What a legend. And clever. His last work, Blackstar, posthumously landed him his first No 1 album.
You might be wondering why I mention him in a money column. It's because the great man excelled at figuring out, and benefiting from, opportunity. Especially financial opportunity.
More specifically, he saw how opportunity cost would work in his favour, and in doing so made financial history. That was back in 1997, when he got big business to put their money, as well as their faith, into rock music.
Not afraid to experiment with his look, his music, his image, Bowie was also the force behind creating the first investment backed by music: the Bowie Bond. It paid out 7.9 per cent every year for 10 years, which was a better rate of return than US Treasury bonds at the time. But unfortunately for people like you and me, it didn't make it into the hands of fans, but stayed within the grasp of institutional investors.

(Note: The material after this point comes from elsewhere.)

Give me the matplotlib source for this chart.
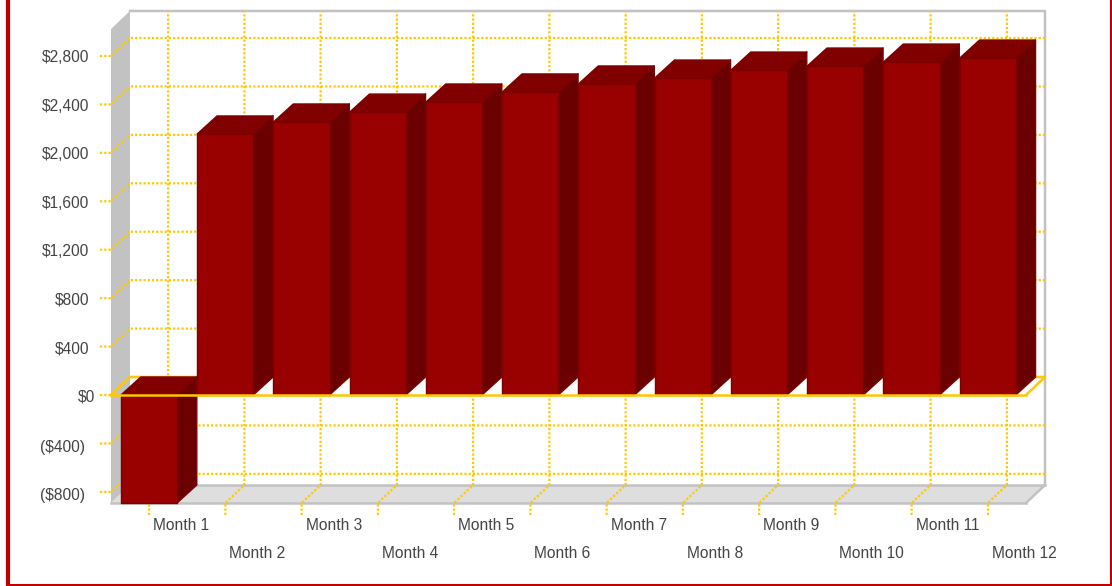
import matplotlib
matplotlib.use('Agg')
import matplotlib.pyplot as plt
from matplotlib.lines import Line2D
from matplotlib.patches import Polygon

plt.rcParams['font.family'] = ['Liberation Sans', 'DejaVu Sans']

months = ['Month %d' % i for i in range(1, 13)]
values = [-892, 2156, 2255, 2337, 2420, 2503, 2569, 2618, 2684, 2717, 2750, 2783]
tick_values = [2800, 2400, 2000, 1600, 1200, 800, 400, 0, -400, -800]
tick_labels = ['$2,800', '$2,400', '$2,000', '$1,600', '$1,200', '$800', '$400',
               '$0', '($400)', '($800)']

W, H = 1112, 586
GOLD = '#ffc800'
WALL = '#c2c2c2'
FLOOR = '#dedede'
FRONT = '#990000'
TOP = '#800000'
SIDE = '#6b0000'
EDGE = '#7d0000'
TEXT = '#444444'
FONT = 11.2

fig = plt.figure(figsize=(W / 100, H / 100), dpi=100, facecolor='white')
ax = fig.add_axes([111 / W, (H - 503) / H, 915 / W, 474 / H])
ax.axis('off')
ymin, ymax = -892, 3023
ax.set_xlim(0, len(months))
ax.set_ylim(ymin, ymax)

# depth of the fake 3D box, in data units
dx = 19 / 76.25
dy = 18 / (474 / (ymax - ymin))
bar_l, bar_r = 0.131, 0.866
bar_dx = dx + 0.01  # closes the hairline between neighbouring bars
n = len(months)


def poly(pts, **kw):
    kw.setdefault('clip_on', False)
    ax.add_patch(Polygon(pts, closed=True, **kw))


def dotted(xs, ys, **kw):
    ax.plot(xs, ys, color=GOLD, lw=1.6, ls=(0, (1, 0.9)), dash_capstyle='butt',
            clip_on=False, **kw)


# left wall and floor
poly([(0, ymin), (dx, ymin + dy), (dx, ymax + dy), (0, ymax)], fc=WALL, ec='none', zorder=1)
poly([(0, ymin), (n, ymin), (n + dx, ymin + dy), (dx, ymin + dy)],
     fc=FLOOR, ec='none', zorder=1)
ax.plot([0, n], [ymin, ymin], color=WALL, lw=1.8, clip_on=False, zorder=1.2)
ax.plot([dx, n + dx], [ymin + dy, ymin + dy], color=WALL, lw=1.8, clip_on=False, zorder=1.2)
ax.plot([dx, n + dx, n + dx, n], [ymax + dy, ymax + dy, ymin + dy, ymin],
        color=WALL, lw=1.8, clip_on=False, zorder=1.2)

# value gridlines: tick, run across the wall, run along the back
tick_len = 11 / 76.25
for v, lab in zip(tick_values, tick_labels):
    dotted([-tick_len, 0, dx, n + dx], [v, v, v + dy, v + dy], zorder=2)
    if v == 0:
        shift, drop_y = -16, -2
    elif v < 0:
        shift, drop_y = -26, -4
    else:
        shift, drop_y = -22, -2
    ax.annotate(lab, (0, v), xytext=(shift, drop_y), textcoords='offset pixels',
                ha='right', va='center', fontsize=FONT, color=TEXT, annotation_clip=False)

# category gridlines and staggered labels
drop = 12 * (ymax - ymin) / 474
for i, m in enumerate(months):
    x = i + 0.5
    dotted([x, x, x + dx, x + dx], [ymin - drop, ymin, ymin + dy, ymax + dy], zorder=2)
    row = 22.5 if i % 2 == 0 else 50.5
    ax.annotate(m, (x, ymin), xytext=(4, -row), textcoords='offset pixels',
                ha='left', va='center', fontsize=FONT, color=TEXT, annotation_clip=False)

# zero plane, back edges first so the bars cover them
ax.plot([0, dx, n + dx, n], [0, dy, dy, 0], color=GOLD, lw=1.8, clip_on=False, zorder=2.5)

for i, v in enumerate(values):
    l, r = i + bar_l, i + bar_r
    hi, lo = max(v, 0), min(v, 0)
    kw = dict(ec=EDGE, lw=1.0, joinstyle='round', zorder=3 + i * 0.01)
    poly([(r, lo), (r + bar_dx, lo + dy), (r + bar_dx, hi + dy), (r, hi)], fc=SIDE, **kw)
    poly([(l, hi), (r, hi), (r + bar_dx, hi + dy), (l + bar_dx, hi + dy)], fc=TOP, **kw)
    poly([(l, lo), (r, lo), (r, hi), (l, hi)], fc=FRONT, **kw)

# front edge of the zero plane sits over the bars
ax.plot([0, n], [0, 0], color=GOLD, lw=1.8, clip_on=False, zorder=4)

# outer border, open along the top edge
for xs, ys, in [([8, 8], [0, H]), ([8, W], [585, 585]), ([1111, 1111], [0, H])]:
    fig.add_artist(Line2D([a / W for a in xs], [1 - b / H for b in ys],
                          color='#bf0000', lw=3 if xs[0] == 8 and xs[1] == 8 else 2.2,
                          transform=fig.transFigure))

fig.savefig('out.png', dpi=100)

Bowie got a lump sum - about US$55 million - up front instead of the royalties he would have earned over those years. Yes, the royalties could have added up to a lot more, but cash in hand meant he could make investment decisions in 1997 instead of a decade later. The royalties he forfeited were used to create the funding for the bonds. Bowie held on to the intellectual property rights, which meant that all ownership reverted back to him at the end of the bond's lifetime, thus securing his and his family's financial future forever.
You might not have intellectual property you can convert into an investment tool, but you might have other things you can sell today that will give you access to a lump sum. This cash gives you financial muscle, and decision-making powers. You would forfeit potential (theoretical) future gains to cash in now.

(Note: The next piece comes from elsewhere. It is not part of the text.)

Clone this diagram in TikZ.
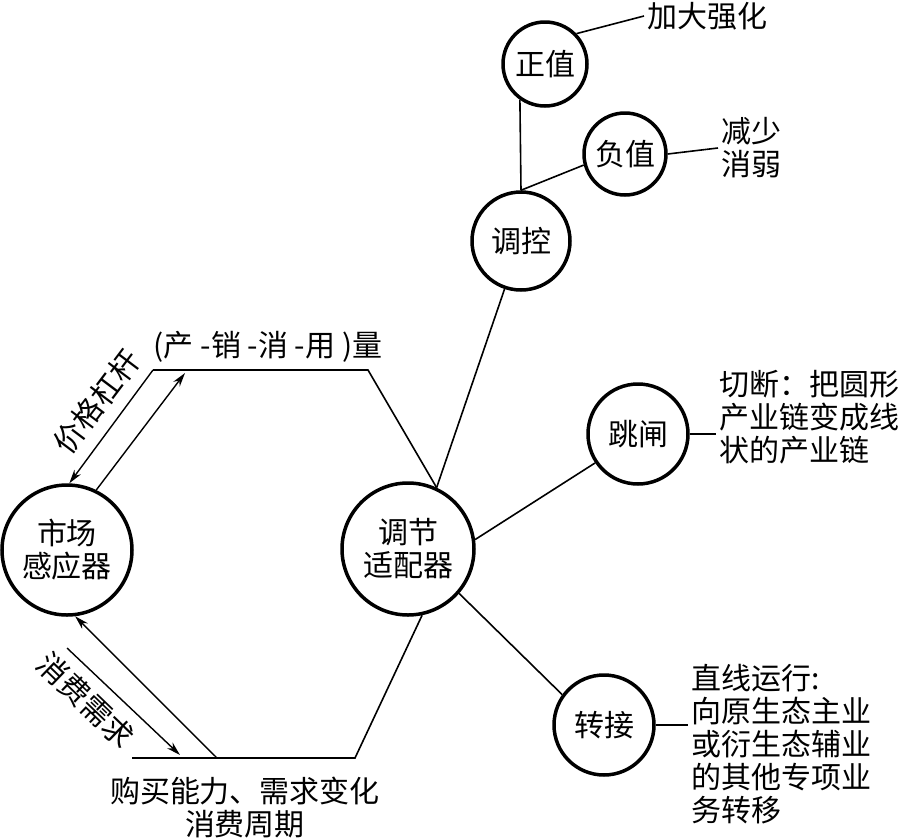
\documentclass[tikz,border=0pt]{standalone}
\usepackage{fontspec}
\setmainfont{Noto Sans CJK SC}
\usetikzlibrary{arrows.meta}

\begin{document}
\begin{tikzpicture}[x=1pt,y=-1pt,font=\fontsize{30}{33}\selectfont,
  ring/.style={circle,draw,line width=3.5pt,inner sep=0pt,align=center},
  link/.style={line width=1.6pt},
  flow/.style={line width=1.4pt,-{Stealth[length=14pt,width=8pt]}},
  note/.style={align=left,inner sep=3pt}]
  \useasboundingbox (0,0) rectangle (906,839);
  % circles
  \node[ring,minimum size=130pt] (mkt) at (67,550) {市场\\感应器};
  \node[ring,minimum size=132pt] (adj) at (408,549) {调节\\适配器};
  \node[ring,minimum size=98pt] (ctl) at (521,241) {调控};
  \node[ring,minimum size=84pt] (pos) at (545,64) {正值};
  \node[ring,minimum size=82pt] (neg) at (625,154) {负值};
  \node[ring,minimum size=100pt] (jmp) at (638,434) {跳闸};
  \node[ring,minimum size=100pt] (trn) at (604,725) {转接};
  % texts
  \node (qty) at (268,347) {(产 -销 -消 -用 )量};
  \node[align=center] (buy) at (245,808) {购买能力、需求变化\\消费周期};
  \node[rotate=53] (lev) at (97,402) {价格杠杆};
  \node[rotate=-44] (dem) at (86,700) {消费需求};
  \node[note,anchor=west] (tpos) at (644,16) {加大强化};
  \node[note,anchor=west] (tneg) at (718,148) {减少\\消弱};
  \node[note,anchor=west] (tjmp) at (716,417) {切断：把圆形\\产业链变成线\\状的产业链};
  \node[note,anchor=west] (ttrn) at (688,744) {直线运行:\\向原生态主业\\或衍生态辅业\\的其他专项业\\务转移};
  % corners
  \coordinate (tl) at (153,370);
  \coordinate (tr) at (368,370);
  \coordinate (bl) at (132,758);
  \coordinate (br) at (355,758);
  \coordinate (ta) at (185,373);
  \coordinate (bs) at (217,758);
  \coordinate (ba) at (67,648);
  \coordinate (bb) at (180,755);
  % frame
  \draw[link] (tl) -- (tr) -- (adj.65);
  \draw[link] (bl) -- (br) -- (adj.-78);
  \draw[flow] (tl) -- (mkt.88);
  \draw[flow] (mkt.64) -- (ta);
  \draw[flow] (bs) -- (mkt.-83);
  \draw[flow] (ba) -- (bb);
  % branches
  \draw[link] (adj.65) -- (ctl);
  \draw[link] (ctl.north) -- (pos.-125);
  \draw[link] (ctl.north) -- (neg.195);
  \draw[link] (adj.8) -- (jmp.214);
  \draw[link] (adj.-41) -- (trn.144);
  \draw[link] (pos.44) -- (tpos.west);
  \draw[link] (neg.east) -- (tneg.west);
  \draw[link] (jmp.east) -- (jmp.east -| tjmp.west);
  \draw[link] (trn.east) -- (trn.east -| ttrn.west);
\end{tikzpicture}
\end{document}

It could be a property that has appreciated in value significantly, and the current investment climate means that money would buy you a lot more. Even if your investment has not increased monetarily, the circumstances on the ground could mean that cashing in is best for you.

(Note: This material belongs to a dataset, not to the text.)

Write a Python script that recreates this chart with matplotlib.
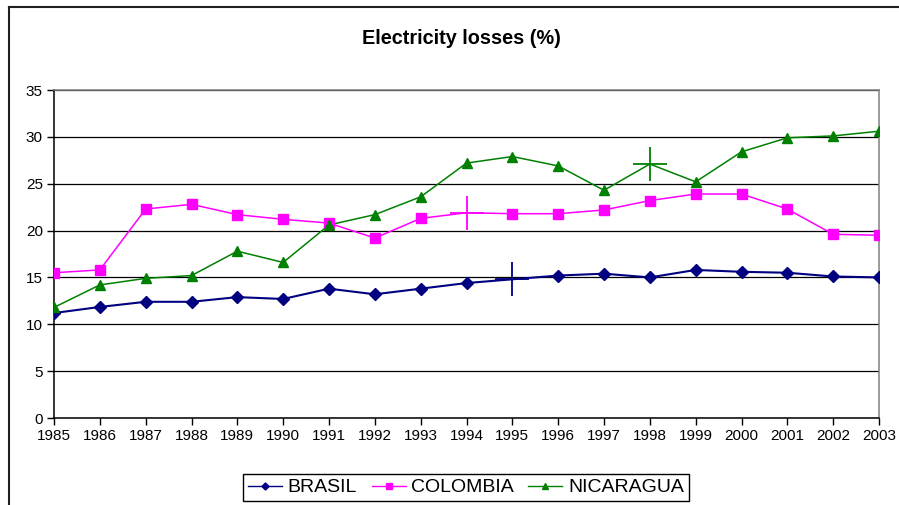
import matplotlib
matplotlib.use("Agg")
import matplotlib.pyplot as plt
from matplotlib.lines import Line2D

plt.rcParams['font.family'] = ['Liberation Sans', 'DejaVu Sans']

years = list(range(1985, 2004))
brasil = [11.2, 11.85, 12.4, 12.4, 12.9, 12.7, 13.8, 13.2, 13.8, 14.4, 14.8,
          15.2, 15.4, 15.0, 15.8, 15.6, 15.5, 15.1, 15.0]
colombia = [15.5, 15.8, 22.3, 22.8, 21.7, 21.2, 20.8, 19.2, 21.3, 21.9, 21.8,
            21.8, 22.2, 23.2, 23.9, 23.9, 22.3, 19.6, 19.5]
nicaragua = [11.8, 14.2, 14.9, 15.2, 17.8, 16.6, 20.6, 21.7, 23.6, 27.2, 27.9,
             26.9, 24.3, 27.1, 25.2, 28.4, 29.9, 30.1, 30.6]
# points drawn with a large '+' marker instead of the regular one
special_brasil = 1995
special_colombia = 1994
special_nicaragua = 1998

series = [
    ("BRASIL", brasil, "#000080", "D", 6, 1.5, special_brasil),
    ("COLOMBIA", colombia, "#FF00FF", "s", 6.5, 1.1, special_colombia),
    ("NICARAGUA", nicaragua, "#008000", "^", 7, 1.1, special_nicaragua),
]

fig = plt.figure(figsize=(8.99, 5.05), dpi=100)
ax = fig.add_axes([54/899, 1-418/505, (879-54)/899, (418-90)/505])

handles = []
for name, vals, col, mk, ms, lw, sp in series:
    ax.plot(years, vals, color=col, lw=lw, zorder=3)
    xs = [y for y in years if y != sp]
    vs = [v for y, v in zip(years, vals) if y != sp]
    ax.plot(xs, vs, ls='none', marker=mk, ms=ms, color=col, mec=col, zorder=4)
    i = years.index(sp)
    ax.plot([sp], [vals[i]], ls='none', marker='+', ms=24, mew=1.3, color=col, zorder=4)
    handles.append(Line2D([], [], color=col, lw=1.0, marker=mk, ms=ms*0.6, mec=col))

ax.set_xlim(1985, 2003)
ax.set_ylim(0, 35)
ax.set_xticks(years)
ax.set_xticklabels([str(y) for y in years], fontsize=11)
ax.set_yticks(range(0, 36, 5))
ax.set_yticklabels([str(v) for v in range(0, 36, 5)], fontsize=11)
ax.tick_params(axis='both', direction='out', length=5, width=1, color='black', pad=3)

ax.grid(axis='y', color='black', lw=0.9, zorder=1)
ax.set_axisbelow(True)
for s in ['left', 'bottom']:
    ax.spines[s].set_color('black')
    ax.spines[s].set_linewidth(1.1)
for s in ['top', 'right']:
    ax.spines[s].set_color('#808080')
    ax.spines[s].set_linewidth(1.1)

fig.text(461/899, 1-38/505, "Electricity losses (%)", ha='center', va='center',
         fontsize=14.3, fontweight='bold')

leg = fig.legend(handles, [s[0] for s in series], loc='center',
                 bbox_to_anchor=(466/899, 1-487.5/505), ncol=3, fontsize=14,
                 frameon=True, fancybox=False, edgecolor='black', framealpha=1,
                 handlelength=1.75, handletextpad=0.28, columnspacing=0.75,
                 borderpad=0.25, borderaxespad=0)
leg.get_frame().set_linewidth(1.0)

# outer chart-area border (left and top edges visible)
fig.add_artist(Line2D([9/899, 9/899], [0, 1-7/505], transform=fig.transFigure,
                      color='#202020', lw=1.5))
fig.add_artist(Line2D([9/899, 1], [1-7/505, 1-7/505], transform=fig.transFigure,
                      color='#202020', lw=1.5))

fig.savefig("out.png", dpi=100)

Sometimes we get locked into financial situations because we do not want to lose money we put in to an investment. But that money has been spent, and holding on for a specific return puts you at risk - not only of staying with a bad investment decision purely for emotional reasons, but also because it robs you of the options cash gives you today.
This is opportunity cost. It's something that is often overlooked.
One definition of it is "the loss of potential gain from other alternatives when one alternative is chosen".
What could Dh200,000 or Dh2 million that you have locked in real estate, or anything else, buy you today? Could it be that you would get more for your buck if you had liquidity? If so, what are the reasons for you holding on to whatever you've got your money in?
Don't get me wrong, I'm not advocating that you sell what you own or release cash. I'm suggesting that you look at opportunity cost - what you can do with money today compared to holding on to your asset for the longer term.
Bowie used his upfront payment to invest in blue chip companies and buy prime property investments that shot up in value over the years.
That's not to say that he always got things right. He also set up his own credit card, became an internet entrepreneur and set up a bank, Bowiebanc. (No, I hadn't heard of it either until I researched it.)
Ever the maverick, Bowie learnt a few financial lessons the hard way when he discovered the money he made wasn't in his account - his card was once declined when paying for lunch in the '70s, and soon after he found out that he didn't own his own creations in full. In fact, his biography states he was down as an employee of the man who managed his affairs - Tony Defries. The Bowie family was even padlocked out of their home at one stage because of financial problems.
But from all of this emerged a financially astute Bowie. He developed an iron grip on his money from that point until the day he died. And so it came to pass that the man who sold his world bought himself a whole lot of financial security for himself and his family.
My takeaway is this: be in control of your own financial affairs, including assessing the opportunity cost of sticking with your current investment strategy. What would cash in hand today give you that cash tomorrow would not?